Written exercise -
Which lines in the material below contain the word "with"? Copy each of them.
>> BEGIN Data provided
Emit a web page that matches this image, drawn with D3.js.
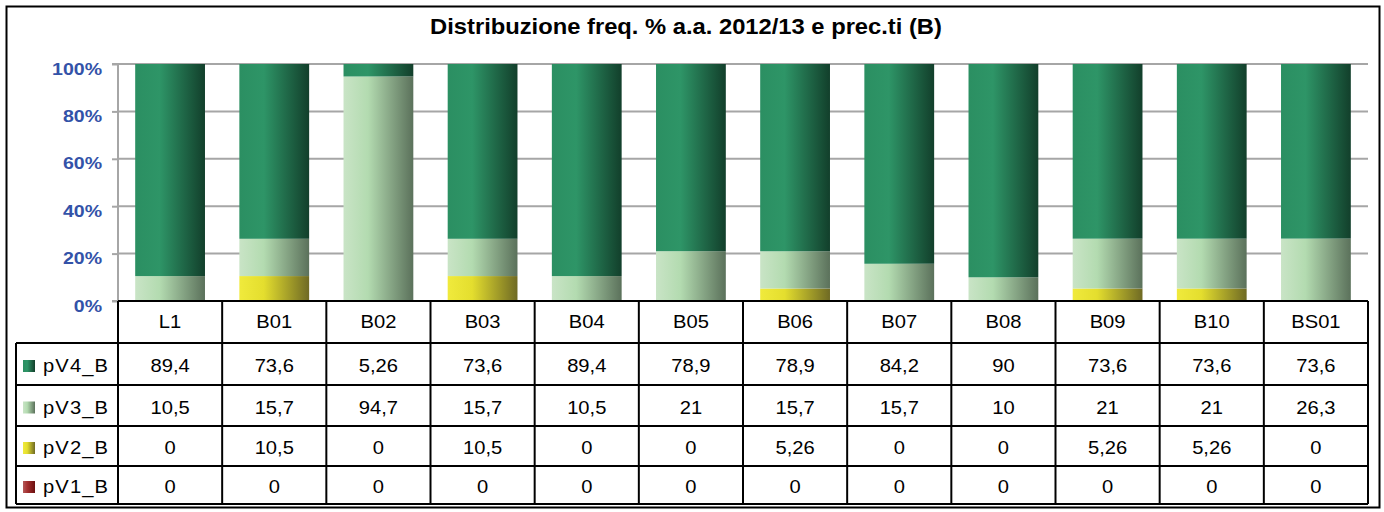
<!DOCTYPE html>
<html><head><meta charset="utf-8">
<script src="https://cdn.jsdelivr.net/npm/d3@7"></script>
<style>body{margin:0;background:#fff}svg{display:block}</style>
</head><body><svg id="c" width="1384" height="512"></svg>
<script>
const categories = ["L1","B01","B02","B03","B04","B05","B06","B07","B08","B09","B10","BS01"];
const pV4_B = [89.4,73.6,5.26,73.6,89.4,78.9,78.9,84.2,90,73.6,73.6,73.6];
const pV3_B = [10.5,15.7,94.7,15.7,10.5,21,15.7,15.7,10,21,21,26.3];
const pV2_B = [0,10.5,0,10.5,0,0,5.26,0,0,5.26,5.26,0];
const pV1_B = [0,0,0,0,0,0,0,0,0,0,0,0];
const seriesNames = ["pV4_B","pV3_B","pV2_B","pV1_B"];
const seriesValues = [pV4_B,pV3_B,pV2_B,pV1_B];
const yTicks = [0,0.2,0.4,0.6,0.8,1];
const title = "Distribuzione freq. % a.a. 2012/13 e prec.ti (B)";

(function(){
const FONT = "Liberation Sans, Arial, sans-serif";
const grads = {
  pV4_B:["#2b8f62","#2e9567","#123f2b"],
  pV3_B:["#c9e4c6","#b3dbb0","#5b715b"],
  pV2_B:["#f0ea3c","#e4de2e","#6f6a24"],
  pV1_B:["#b35a5a","#a53030","#6b1010"]
};

const svg = d3.select("#c");
const defs = svg.append("defs");
Object.entries(grads).forEach(([k,c])=>{
  const g = defs.append("linearGradient").attr("id","g_"+k).attr("x1","0").attr("x2","1").attr("y1","0").attr("y2","0");
  g.append("stop").attr("offset","0").attr("stop-color",c[0]);
  g.append("stop").attr("offset","0.35").attr("stop-color",c[1]);
  g.append("stop").attr("offset","1").attr("stop-color",c[2]);
});

svg.append("rect").attr("x",6.5).attr("y",6.5).attr("width",1373).attr("height",501).attr("fill","#fff").attr("stroke","#000").attr("stroke-width",2);

svg.append("text").attr("transform","translate(686,34) scale(1.08,1)").attr("text-anchor","middle")
  .attr("font-family",FONT).attr("font-weight","bold").attr("font-size",22).text(title);

const pL=118, pR=1368, pT=64, pB=301;
const x = d3.scaleBand().domain(categories).range([pL,pR]).paddingInner(0.33).paddingOuter(0.165);
const xc = d3.scaleBand().domain(categories).range([pL,pR]);
const y = d3.scaleLinear().domain([0,1]).range([pB,pT]);

svg.append("g").selectAll("line").data(yTicks.filter(d=>d>0)).join("line")
  .attr("x1",pL).attr("x2",pR).attr("y1",d=>y(d)).attr("y2",d=>y(d))
  .attr("stroke","#a6a6a6").attr("stroke-width",2);

const ya = svg.append("g").attr("transform",`translate(${pL},0)`)
  .call(d3.axisLeft(y).tickValues(yTicks).tickFormat(d3.format(".0%")).tickSize(6).tickPadding(0));
ya.select(".domain").attr("stroke","#a6a6a6").attr("stroke-width",2).attr("d",`M-6,${pT}H0V${pB}H-6`);
ya.selectAll(".tick line").attr("stroke","#a6a6a6").attr("stroke-width",2);
ya.selectAll(".tick text").attr("fill","#3352a8").attr("font-weight","bold").attr("font-size",17)
  .attr("font-family",FONT).attr("x",null).attr("dy",null)
  .attr("transform","translate(-16,10) scale(1.15,1)");

const rows = categories.map((c,i)=>{const o={cat:c}; seriesNames.forEach((s,j)=>o[s]=seriesValues[j][i]); return o;});
const stack = d3.stack().keys(["pV1_B","pV2_B","pV3_B","pV4_B"]).offset(d3.stackOffsetExpand);
const st = stack(rows);
svg.append("g").selectAll("g").data(st).join("g").attr("fill",d=>`url(#g_${d.key})`)
  .selectAll("rect").data(d=>d).join("rect")
  .attr("x",d=>x(d.data.cat)).attr("width",x.bandwidth())
  .attr("y",d=>y(d[1])).attr("height",d=>Math.max(0,y(d[0])-y(d[1])));

const rowH = [301,343,385,426,466,504];
const legL = 16;
const SX = 1.12;
const tg = svg.append("g").attr("font-family",FONT).attr("font-size",18);
const ln = (x1,y1,x2,y2)=>tg.append("line").attr("x1",x1).attr("y1",y1).attr("x2",x2).attr("y2",y2).attr("stroke","#000").attr("stroke-width",2);
ln(pL,rowH[0],pR,rowH[0]);
for(let r=1;r<rowH.length;r++) ln(legL,rowH[r],pR,rowH[r]);
ln(legL,rowH[1],legL,rowH[5]);
categories.forEach(c=>ln(xc(c),rowH[0],xc(c),rowH[5]));
ln(pR,rowH[0],pR,rowH[5]);

tg.selectAll("text.cat").data(categories).join("text").attr("class","cat")
  .attr("transform",d=>`translate(${xc(d)+xc.bandwidth()/2},${(rowH[0]+rowH[1])/2}) scale(${SX},1)`).attr("dy","0.34em")
  .attr("text-anchor","middle").text(d=>d);

const fmt = v=>String(v).replace(".",",");
seriesNames.forEach((s,j)=>{
  const yc = (rowH[j+1]+rowH[j+2])/2 + 2;
  tg.append("rect").attr("x",23).attr("y",yc-6).attr("width",12).attr("height",12).attr("fill",`url(#g_${s})`);
  tg.append("text").attr("transform",`translate(43,${yc}) scale(${SX},1)`).attr("dy","0.36em").text(s).attr("letter-spacing","1px");
  tg.selectAll(null).data(seriesValues[j]).join("text")
    .attr("transform",(d,i)=>`translate(${xc(categories[i])+xc.bandwidth()/2},${yc}) scale(${SX},1)`).attr("dy","0.36em")
    .attr("text-anchor","middle").text(d=>fmt(d));
});
})();
</script></body></html>
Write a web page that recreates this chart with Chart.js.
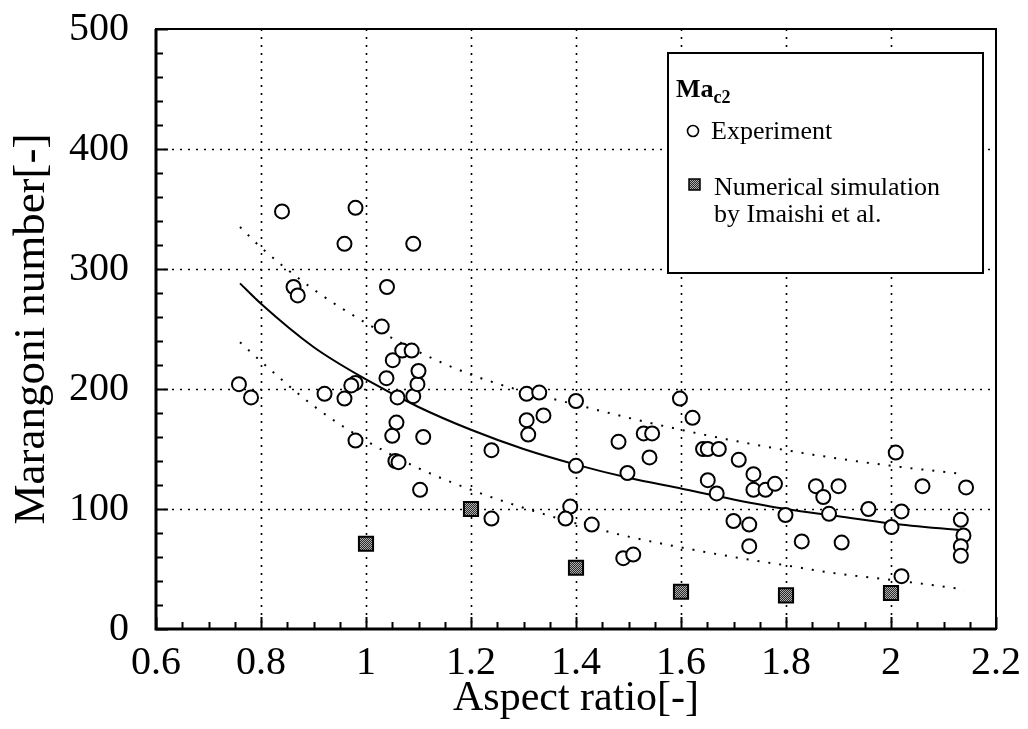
>> END Data provided
Written solution -
Emit a web page that matches this image, drawn with D3.js.
Write a web page that recreates this chart with Chart.js.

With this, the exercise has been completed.